Ihre unmissverständliche Ansage an den BTSV und seine Anhänger: "Verein - und insbesondere die Fans - haben es jetzt in der Hand, zu zeigen, ob sie an einem friedlichen Fußball erleben interessiert sind. Denn Gewalt ist kein Teil des Fußball-Spektakels."

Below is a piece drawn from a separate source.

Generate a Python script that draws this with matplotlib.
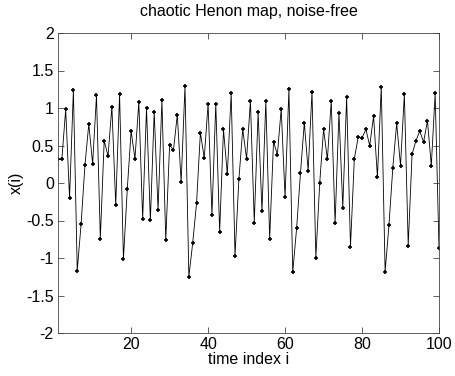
import matplotlib
matplotlib.use("Agg")
import matplotlib.pyplot as plt

time_index = list(range(1, 101))
x_values = [
    0.316, 0.316, 0.982, -0.204, 1.24, -1.169, -0.547, 0.236, 0.787, 0.253,
    1.169, -0.742, 0.564, 0.36, 1.018, -0.298, 1.187, -1.018, -0.084, 0.693,
    0.324, 1.08, -0.48, 1.0, -0.498, 0.947, -0.364, 1.107, -0.764, 0.511,
    0.436, 0.911, 0.009, 1.293, -1.249, -0.8, -0.271, 0.671, 0.333, 1.058,
    -0.431, 1.058, -0.653, 0.716, 0.116, 1.204, -0.969, 0.049, 0.716, 0.324,
    1.093, -0.527, 0.942, -0.378, 1.093, -0.742, 0.551, 0.378, 0.987, -0.191,
    1.249, -1.191, -0.604, 0.129, 0.804, 0.164, 1.218, -0.996, -0.006, 0.716,
    0.316, 1.093, -0.538, 0.938, -0.329, 1.142, -0.849, 0.324, 0.609, 0.6,
    0.716, 0.498, 0.893, 0.076, 1.284, -1.182, -0.56, 0.204, 0.796, 0.231,
    1.187, -0.836, 0.382, 0.564, 0.693, 0.547, 0.831, 0.231, 1.196, -0.871,
]
x_ticks = [20, 40, 60, 80, 100]
y_ticks = [-2, -1.5, -1, -0.5, 0, 0.5, 1, 1.5, 2]
y_tick_labels = ["-2", "-1.5", "-1", "-0.5", "0", "0.5", "1", "1.5", "2"]

plt.rcParams['font.family'] = ['Liberation Sans', 'DejaVu Sans']
fig = plt.figure(figsize=(4.56, 3.76), dpi=100)
ax = fig.add_axes([58/456, 1-333/376, (439-58)/456, 300/376])
ax.plot(time_index, x_values, color='black', lw=0.6, marker='+', ms=3.5, mew=1.2)
ax.set_xlim(1, 100)
ax.set_ylim(-2, 2)
ax.set_xticks(x_ticks)
ax.set_yticks(y_ticks)
ax.set_yticklabels(y_tick_labels)
ax.tick_params(direction='in', top=True, right=True, labelsize=11.5, length=4,
               width=0.6, pad=3, color='#444444')
for s in ax.spines.values():
    s.set_linewidth(0.6)
    s.set_color('#444444')
ax.set_title("chaotic Henon map, noise-free", fontsize=11.5, pad=12)
ax.set_xlabel("time index i", fontsize=11.5, labelpad=0)
ax.set_ylabel("x(i)", fontsize=11.5, labelpad=2)
fig.savefig("out.png", dpi=100)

Behrens: "Geduld erschöpft"
Die Ministerin übte insgesamt scharfe Kritik am Umgang des Profifußballs mit der Problematik. "Die Sicherheitsrichtlinien des DFB gibt es auf dem Papier, aber in der Wirklichkeit des Stadions funktionieren sie in der Regel nicht. DFB und DFL und auch die Vereine sind also gefordert", sagte Behrens. "Und ich nehme deutlich wahr bei meinen Kolleginnen und Kollegen in den Ländern, dass die Geduld damit erschöpft ist."
BTSV-Präsidentin Kumpis erleichtert
Seit fast einem Jahr hatte es intensive Gespräche zwischen Behrens und den niedersächsischen Clubs gegeben, besonders mit Eintracht Braunschweig und Hannover 96. Zuletzt hatten die Vereine bis zum 30. August erneut eigene Sicherheitskonzepte im Ministerium einreichen müssen. Letztlich konnte der BTSV Behrens gerade noch so von dem lange befürchteten Ausschluss von Gäste-Fans abbringen. Dementsprechend groß war nun die Erleichterung bei Präsidentin Nicole Kumpis.
"Auch für uns waren die negativen Vorkommnisse während der beiden vergangenen Derbys schwer zu ertragen. Daher teilen wir die Auffassung von Frau Innenministerin Behrens, dass alles getan werden muss, damit sich solche Vorkommnisse nicht wiederholen und begrüßen im Grundsatz ihre Initiative gegen Gewalt und gegen Vandalismus beim Fußball. Allerdings halten wir eine Kollektivbestrafung in Form eines Gästefanausschlusses nicht für das geeignete Mittel und sind deshalb froh, dass wir die Ministerin nach mehreren, intensiven Verhandlungsrunden schlussendlich mit unserem Konzept überzeugen konnten", sagte die Vereinschefin.
Fanhilfe Hannover prüft rechtliche Schritte
Die Fanhilfe Hannover kündigte an, juristische Schritte gegen den Teilausschluss zumindest zu prüfen. Eine Stellungnahme des Vereins Hannover 96 dazu gibt es weiterhin nicht. Auch Trainer Stefan Leitl wollte sich in der Pressekonferenz zum nächsten Heimspiel gegen den 1. FC Kaiserslautern (Sonnabend, 13 Uhr, im Livecenter bei NDR.de) nicht zu der Entscheidung vom Mittwoch äußern.
Die Gewerkschaft der Polizei Niedersachsen sieht in der Entscheidung "sinnvolle Ansätze, die es zu evaluieren und weiterzuentwickeln gilt", hieß es in einer Pressemitteilung. Allerdings forderte der stellvertretende Landesvorsitzende Sascha Göritz "eine Lösung, die präventiv wirkt und Vereine und Fans dauerhaft in die Verantwortung nimmt".
Schwere Ausschreitungen in der Vorsaison der Auslöser
In der vergangenen Saison war beim Derby in Hannover ein Polizeibeamter bei einer Rangelei im Heimbereich schwer verletzt worden. Beim Rückspiel in Braunschweig hatte es vor allem wieder großen Einsatz von Pyrotechnik in beiden Fan-Lagern gegeben. Danach mussten beide Clubs über 300.000 Euro Strafe an den DFB zahlen.
"Bei den Begegnungen der vergangenen Saison ist die Grenze des Verantwortbaren unter anderem durch den immensen Einsatz von Pyrotechnik als Waffe und den extremen Vandalismus mit Gefahren für unbeteiligte Zuschauer deutlich überschritten worden", so Behrens.